***** Data provided *****
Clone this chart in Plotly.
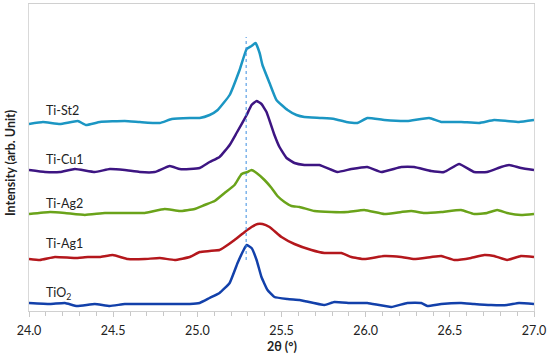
import plotly.graph_objects as go

# 2θ (degrees) and intensity (arb. unit, offset stacked)
st2_x = [24.0, 24.083, 24.184, 24.29, 24.338, 24.421, 24.569, 24.658, 24.777, 24.848, 24.955, 25.014, 25.073, 25.121, 25.192, 25.251, 25.293, 25.322, 25.346, 25.37, 25.387, 25.429, 25.47, 25.536, 25.589, 25.636, 25.737, 25.814, 25.885, 25.951, 26.01, 26.111, 26.247, 26.377, 26.449, 26.567, 26.674, 26.763, 26.84, 26.911, 27.0]
st2_y = [187, 189, 187, 190, 186, 189, 190, 189, 188, 192, 193, 193, 196, 201, 216, 241, 262, 265, 268, 258, 246, 228, 211, 201, 196, 194, 193, 192, 189, 188, 193, 191, 190, 193, 189, 189, 188, 191, 190, 189, 191]

cu1_x = [24.0, 24.095, 24.184, 24.273, 24.391, 24.48, 24.569, 24.658, 24.747, 24.836, 24.895, 24.955, 25.014, 25.073, 25.132, 25.192, 25.233, 25.293, 25.322, 25.352, 25.381, 25.411, 25.458, 25.488, 25.53, 25.577, 25.636, 25.725, 25.832, 25.915, 26.01, 26.093, 26.211, 26.288, 26.389, 26.466, 26.555, 26.644, 26.721, 26.804, 26.852, 26.923, 27.0]
cu1_y = [141, 139, 139, 142, 139, 142, 141, 139, 139, 145, 142, 142, 143, 149, 154, 166, 178, 196, 206, 210, 207, 199, 176, 164, 153, 148, 146, 146, 139, 142, 144, 139, 144, 144, 140, 139, 147, 139, 139, 144, 146, 143, 141]

ag2_x = [24.0, 24.125, 24.213, 24.332, 24.451, 24.599, 24.688, 24.806, 24.895, 24.984, 25.043, 25.103, 25.162, 25.221, 25.263, 25.298, 25.322, 25.352, 25.399, 25.441, 25.476, 25.518, 25.559, 25.607, 25.696, 25.796, 25.891, 25.992, 26.111, 26.211, 26.271, 26.348, 26.449, 26.567, 26.644, 26.721, 26.781, 26.84, 26.923, 27.0]
ag2_y = [97, 99, 98, 96, 98, 98, 98, 102, 100, 102, 106, 110, 118, 126, 137, 139, 141, 138, 131, 123, 115, 109, 105, 104, 100, 99, 99, 101, 97, 99, 100, 98, 99, 101, 97, 98, 101, 98, 96, 97]

ag1_x = [24.0, 24.065, 24.154, 24.273, 24.35, 24.421, 24.498, 24.587, 24.688, 24.777, 24.866, 24.955, 25.014, 25.073, 25.132, 25.162, 25.221, 25.281, 25.322, 25.358, 25.387, 25.429, 25.5, 25.577, 25.678, 25.755, 25.856, 25.915, 25.992, 26.111, 26.211, 26.288, 26.389, 26.449, 26.526, 26.626, 26.704, 26.763, 26.84, 26.923, 27.0]
ag1_y = [52, 51, 54, 53, 54, 54, 56, 52, 52, 53, 51, 54, 59, 60, 61, 64, 71, 79, 84, 87, 87, 84, 74, 67, 61, 58, 58, 54, 52, 55, 54, 52, 54, 55, 51, 53, 56, 55, 51, 55, 54]

tio2_x = [24.0, 24.125, 24.213, 24.285, 24.391, 24.48, 24.569, 24.688, 24.806, 24.955, 25.014, 25.073, 25.132, 25.192, 25.239, 25.275, 25.293, 25.322, 25.352, 25.381, 25.417, 25.458, 25.536, 25.607, 25.636, 25.755, 25.814, 25.915, 26.01, 26.152, 26.247, 26.33, 26.366, 26.449, 26.567, 26.644, 26.745, 26.84, 26.911, 27.0]
tio2_y = [8, 7, 8, 5, 7, 5, 7, 7, 7, 7, 8, 13, 18, 28, 48, 61, 66, 63, 51, 34, 21, 14, 12, 11, 10, 6, 9, 8, 8, 4, 8, 8, 5, 7, 8, 7, 6, 6, 8, 7]

names = ["Ti-St2", "Ti-Cu1", "Ti-Ag2", "Ti-Ag1", "TiO<sub>2</sub>"]
xs = [st2_x, cu1_x, ag2_x, ag1_x, tio2_x]
ys = [st2_y, cu1_y, ag2_y, ag1_y, tio2_y]
colors = ["#1b96c3", "#3d1582", "#6aa31a", "#b4171c", "#1240aa"]
label_y = [201, 152, 108, 68, 18]

ref_pos = 25.29
ref_span = [51, 274]

x_title = "2θ (°)"
y_title = "Intensity (arb. Unit)"

fig = go.Figure()
for n, x, y, c in zip(names, xs, ys, colors):
    fig.add_trace(go.Scatter(x=x, y=y, mode="lines", name=n,
                             line=dict(color=c, width=2.5, shape="spline", smoothing=0.35),
                             showlegend=False))

fig.add_shape(type="line", xref="x", yref="y", x0=ref_pos, x1=ref_pos,
              y0=ref_span[0], y1=ref_span[1],
              line=dict(color="#3d8ee0", width=1, dash="dot"))

for n, ly in zip(names, label_y):
    fig.add_annotation(x=24.09, y=ly, text=n, showarrow=False, xanchor="left",
                       yanchor="middle", font=dict(size=12.5, color="#222222", family="Lato"))

# axis titles
fig.add_annotation(xref="paper", yref="paper", x=0, y=0.482, xshift=-19, textangle=-90,
                   text="<b>" + y_title + "</b>", showarrow=False,
                   xanchor="center", yanchor="middle", font=dict(size=12.5, color="#222222"))
fig.add_annotation(xref="paper", yref="paper", x=0.501, y=-0.117,
                   text="<b>" + x_title + "</b>", showarrow=False,
                   xanchor="center", yanchor="middle", font=dict(size=12.5, color="#222222"))

fig.update_layout(
    width=550, height=359,
    margin=dict(l=29, r=16, t=4, b=48, autoexpand=False),
    paper_bgcolor="white", plot_bgcolor="white",
    font=dict(family="Lato", size=12.5, color="#222222"),
)
fig.update_xaxes(range=[24, 27], dtick=0.5, tickformat=".1f", automargin=False,
                 showgrid=False, zeroline=False,
                 showline=True, linecolor="#d0d0d0", linewidth=1, mirror=True,
                 ticks="outside", ticklen=5, tickcolor="#c8c8c8", ticklabelstandoff=3,
                 minor=dict(dtick=0.1, ticks="outside", ticklen=4, tickcolor="#c8c8c8"),
                 tickfont=dict(size=12.5))
fig.update_yaxes(range=[0, 307], showticklabels=False, ticks="", showgrid=False, automargin=False,
                 zeroline=False, showline=True, linecolor="#d9d9d9", mirror=True)

fig.write_html("out.html", config={"displayModeBar": False},
               post_script="document.body.style.margin='0';document.body.style.padding='0';")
*****
What you should do = Make an exact copy of the lines from the top of the material through the line with "98, 96, 97]", pictures excluded.

Right answer =
Clone this chart in Plotly.
import plotly.graph_objects as go

# 2θ (degrees) and intensity (arb. unit, offset stacked)
st2_x = [24.0, 24.083, 24.184, 24.29, 24.338, 24.421, 24.569, 24.658, 24.777, 24.848, 24.955, 25.014, 25.073, 25.121, 25.192, 25.251, 25.293, 25.322, 25.346, 25.37, 25.387, 25.429, 25.47, 25.536, 25.589, 25.636, 25.737, 25.814, 25.885, 25.951, 26.01, 26.111, 26.247, 26.377, 26.449, 26.567, 26.674, 26.763, 26.84, 26.911, 27.0]
st2_y = [187, 189, 187, 190, 186, 189, 190, 189, 188, 192, 193, 193, 196, 201, 216, 241, 262, 265, 268, 258, 246, 228, 211, 201, 196, 194, 193, 192, 189, 188, 193, 191, 190, 193, 189, 189, 188, 191, 190, 189, 191]

cu1_x = [24.0, 24.095, 24.184, 24.273, 24.391, 24.48, 24.569, 24.658, 24.747, 24.836, 24.895, 24.955, 25.014, 25.073, 25.132, 25.192, 25.233, 25.293, 25.322, 25.352, 25.381, 25.411, 25.458, 25.488, 25.53, 25.577, 25.636, 25.725, 25.832, 25.915, 26.01, 26.093, 26.211, 26.288, 26.389, 26.466, 26.555, 26.644, 26.721, 26.804, 26.852, 26.923, 27.0]
cu1_y = [141, 139, 139, 142, 139, 142, 141, 139, 139, 145, 142, 142, 143, 149, 154, 166, 178, 196, 206, 210, 207, 199, 176, 164, 153, 148, 146, 146, 139, 142, 144, 139, 144, 144, 140, 139, 147, 139, 139, 144, 146, 143, 141]

ag2_x = [24.0, 24.125, 24.213, 24.332, 24.451, 24.599, 24.688, 24.806, 24.895, 24.984, 25.043, 25.103, 25.162, 25.221, 25.263, 25.298, 25.322, 25.352, 25.399, 25.441, 25.476, 25.518, 25.559, 25.607, 25.696, 25.796, 25.891, 25.992, 26.111, 26.211, 26.271, 26.348, 26.449, 26.567, 26.644, 26.721, 26.781, 26.84, 26.923, 27.0]
ag2_y = [97, 99, 98, 96, 98, 98, 98, 102, 100, 102, 106, 110, 118, 126, 137, 139, 141, 138, 131, 123, 115, 109, 105, 104, 100, 99, 99, 101, 97, 99, 100, 98, 99, 101, 97, 98, 101, 98, 96, 97]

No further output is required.